EMC – Barely a month after an apparent spate of institutional block call-buying in EMC Corp drove shares and enthusiasm for upside exposure to dizzying highs, today brought a large-size contingent of put buying take the other side of that bet. With shares down 3.5% at $14.75, a single trader appears to have taken an 85,000 lot long position in January puts conveying the right to sell EMC Corp shares for $12.50 by that month’s expiration. The 41-cent premium paid for this position is a slight discount from Friday’s levels and the volume involved here represents a little more than a third of the open interest. No confirmation as to whether this trade was an opening or closing transaction.

 

GES– Finally, with trendy clothier Guess? due to report earnings tomorrow, there’s little guessing where option traders are placing their bets today. They appear to be taking advantage of today’s .46% gain for shares to $37.44 to turn sellers of premium in September 45 calls as well as October 30 puts, sending overall traffic in Guess options to about 7 times the normal level.
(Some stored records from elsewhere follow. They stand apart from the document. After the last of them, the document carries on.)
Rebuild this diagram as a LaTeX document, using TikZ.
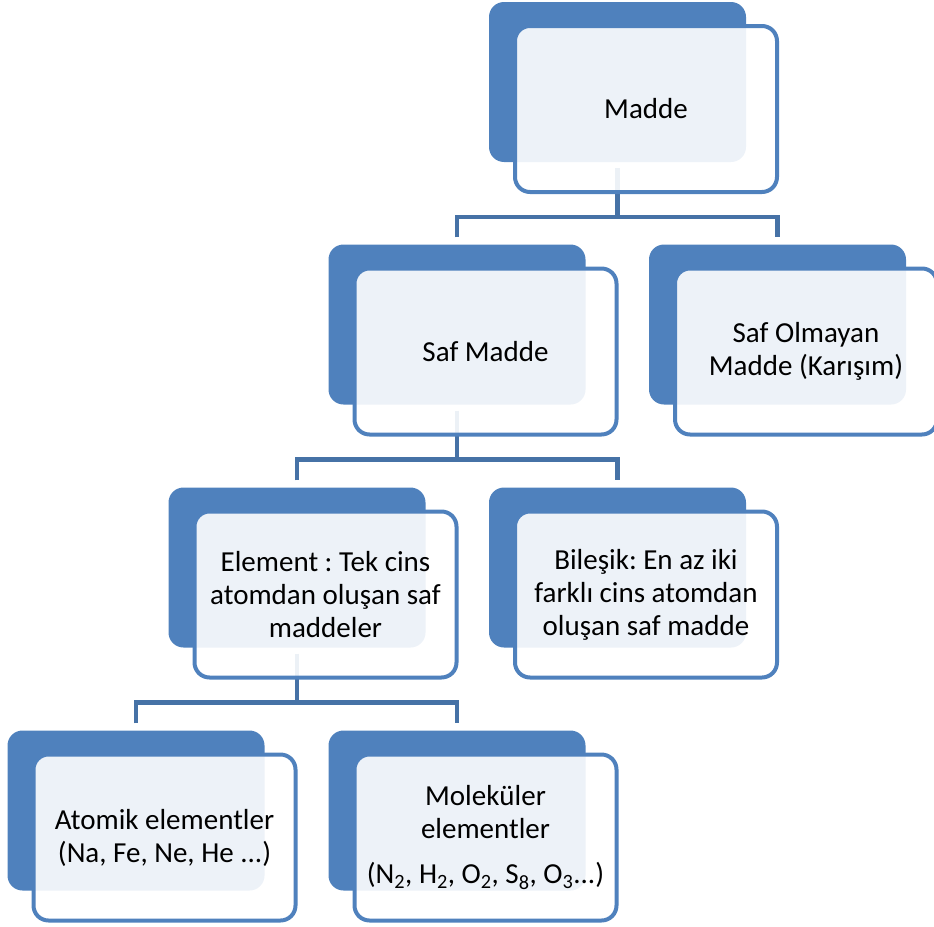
\documentclass[tikz,border=0pt]{standalone}
\usepackage{fontspec}
\setmainfont{Carlito}
\usepackage{tikz}
\usetikzlibrary{calc,positioning}
\frenchspacing
\definecolor{boxblue}{HTML}{4F81BD}
\definecolor{linkblue}{HTML}{4672A6}
\tikzstyle{back}=[fill=boxblue,draw=none,rounded corners=15pt,
  minimum width=257pt,minimum height=160pt,inner sep=0pt]
\tikzstyle{front}=[fill=white,fill opacity=0.9,text opacity=1,draw=boxblue,
  line width=4pt,rounded corners=15pt,minimum width=262pt,minimum height=166pt,
  inner sep=0pt,align=center,font=\fontsize{29}{33}\selectfont]
\tikzstyle{link}=[draw=linkblue,line width=4.5pt]

\begin{document}
\begin{tikzpicture}[x=1pt,y=-1pt]
        \useasboundingbox (0,0) rectangle (934,926);

        % Back boxes:
        \node (madde-bk) [back] at (617.5,82) {};
        \node (saf-bk) [back] at (457,324.5) {};
        \node (karisim-bk) [back] at (777.5,324.5) {};
        \node (element-bk) [back] at (297,567.5) {};
        \node (bilesik-bk) [back] at (617.5,567.5) {};
        \node (atomik-bk) [back] at (136,810.5) {};
        \node (molekul-bk) [back] at (457,810.5) {};

        % Connectors:
        \coordinate (bus1) at ([yshift=-55pt]madde-bk.south);
        \coordinate (bus2) at ([yshift=-55pt]saf-bk.south);
        \coordinate (bus3) at ([yshift=-55pt]element-bk.south);
        \draw[link] ([yshift=-6pt]madde-bk.south) -- (bus1);
        \draw[link] ([yshift=7pt]saf-bk.north) |- (bus1) -| ([yshift=7pt]karisim-bk.north);
        \draw[link] ([yshift=-6pt]saf-bk.south) -- (bus2);
        \draw[link] ([yshift=7pt]element-bk.north) |- (bus2) -| ([yshift=7pt]bilesik-bk.north);
        \draw[link] ([yshift=-6pt]element-bk.south) -- (bus3);
        \draw[link] ([yshift=7pt]atomik-bk.north) |- (bus3) -| ([yshift=7pt]molekul-bk.north);

        % First line:
        \node (madde) [front] at ($(madde-bk)+(28.5,27)$) {Madde};
        % Second line:
        \node (saf) [front] at ($(saf-bk)+(28.5,27)$) {Saf Madde};
        \node (karisim) [front] at ($(karisim-bk)+(28.5,27)$) {Saf Olmayan\\Madde (Karışım)};
        % Third line:
        \node (element) [front] at ($(element-bk)+(28.5,27)$)
          {Element : Tek cins\\atomdan oluşan saf\\maddeler};
        \node (bilesik) [front] at ($(bilesik-bk)+(28.5,27)$)
          {Bileşik: En az iki\\farklı cins atomdan\\oluşan saf madde};
        % Fourth line:
        \node (atomik) [front] at ($(atomik-bk)+(28.5,27)$)
          {Atomik elementler\\(Na, Fe, Ne, He ...)};
        \node (molekul) [front] at ($(molekul-bk)+(28.5,27)$)
          {Moleküler\\elementler\\[12pt](N\textsubscript{2}, H\textsubscript{2}, O\textsubscript{2}, S\textsubscript{8}, O\textsubscript{3}...)};
      \end{tikzpicture}
\end{document}
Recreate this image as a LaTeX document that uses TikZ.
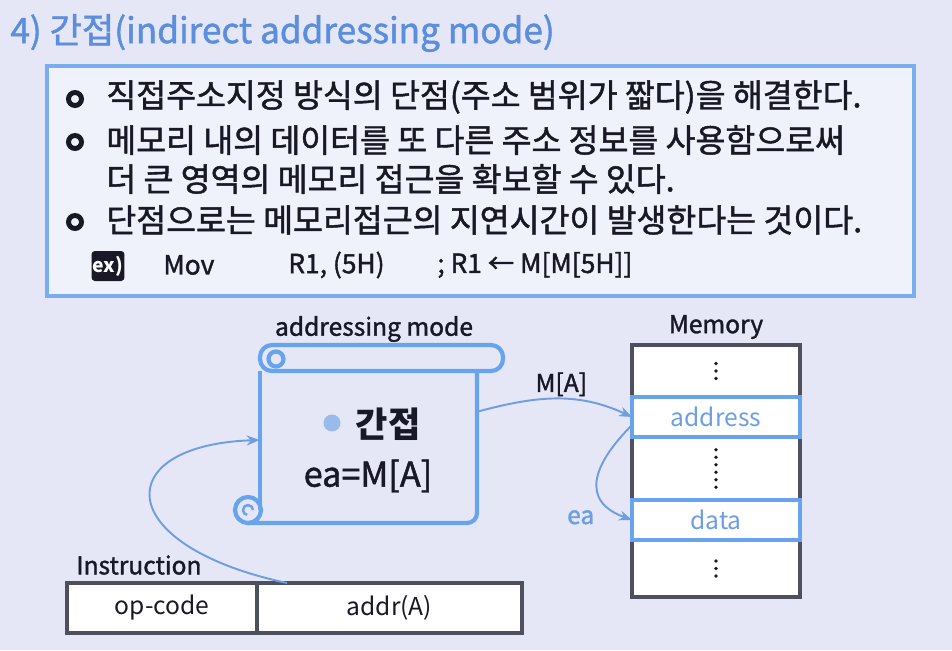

Both of these strategies suggest against dramatic share price movement to the up- or downside over the next month, as these traders feel they can sell these contracts with impunity without risk of exercise – particularly in the case of the October 30 put, where the activity is occurring well in excess of open interest. The front-month straddle is pricing in as much as an 11% price move between now and September 19. Implied volatility on all Guess options weighs in at just above 58%, only about a one percentage point edge on the historical volatility of Guess? stock.